Just want to warn others that this didn't display properly in my mobile browser, seemingly due to whitespace/wrapping issues. It looks fine on my desktop.
I really don’t mind most mobile sites. What I really hate that i wish i could disable is Amp from Google. Not only do they track your history without your permission with no opt out but they reduce the functionality of websites that i want to look at. They say the reduce the amount of data i use but when i have to load the website i’m visiting twice because i reload the page without amp, i’m using more data.
On Safari on iOS, long press the reload icon in the url bar to bring up a menu to request the desktop version or reload the page with content blockers disabled.
In this case, it does fix the formatting of the graphs.
I got a new remote gig recently. Because I'm going to talk about recruitment process and I don't think it's relevant, I won't name my new employer here.
My process had over a dozen stages, mostly 1+ hour video calls, one of them a 2-hour tech test. It took several months to complete.
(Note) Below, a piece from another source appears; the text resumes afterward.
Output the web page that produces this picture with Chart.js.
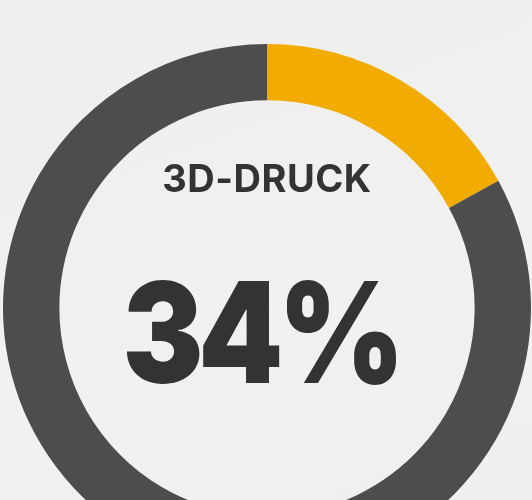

I wasn't in a rush (I actually walked away from it for about a month in the middle for personal reasons), and they were being a little cagey perhaps because it was a senior-ish hire into tech (Principal), and picking the wrong person at that level can do serious damage to a tech culture. I appreciated they took it that seriously.
They then were prepared to wait for my notice on my existing role, which was 3 months (negotiated down to half that in the end).
That shows commitment on both sides.
This is going to be a stronger trend. There are a lot of people out there with a CV that says "senior developer" on it, asking for top-drawer contractor rates, feeling a little entitled because they know some React or Go, so it makes sense to take your time and really, really kick the tires.
With a remote workforce, able to hire anybody in any country, it makes sense to really find the best you can: they can make or break your business. Makes sense to me.
There is research - but I can't place where/when I read it right now - that says you should decide how many people you're prepared to interview, then discard your first third of that number. Then hire the first person you meet who is better than the best candidate in the first third.
It's actually 1/e ~ 36.7%, the solution to the mathematical problem of how can you find the best sample in a sequence, if you cannot go "back" and pick one of the previous ones. As long as you can ask people to "wait a bit" this is not the best solution.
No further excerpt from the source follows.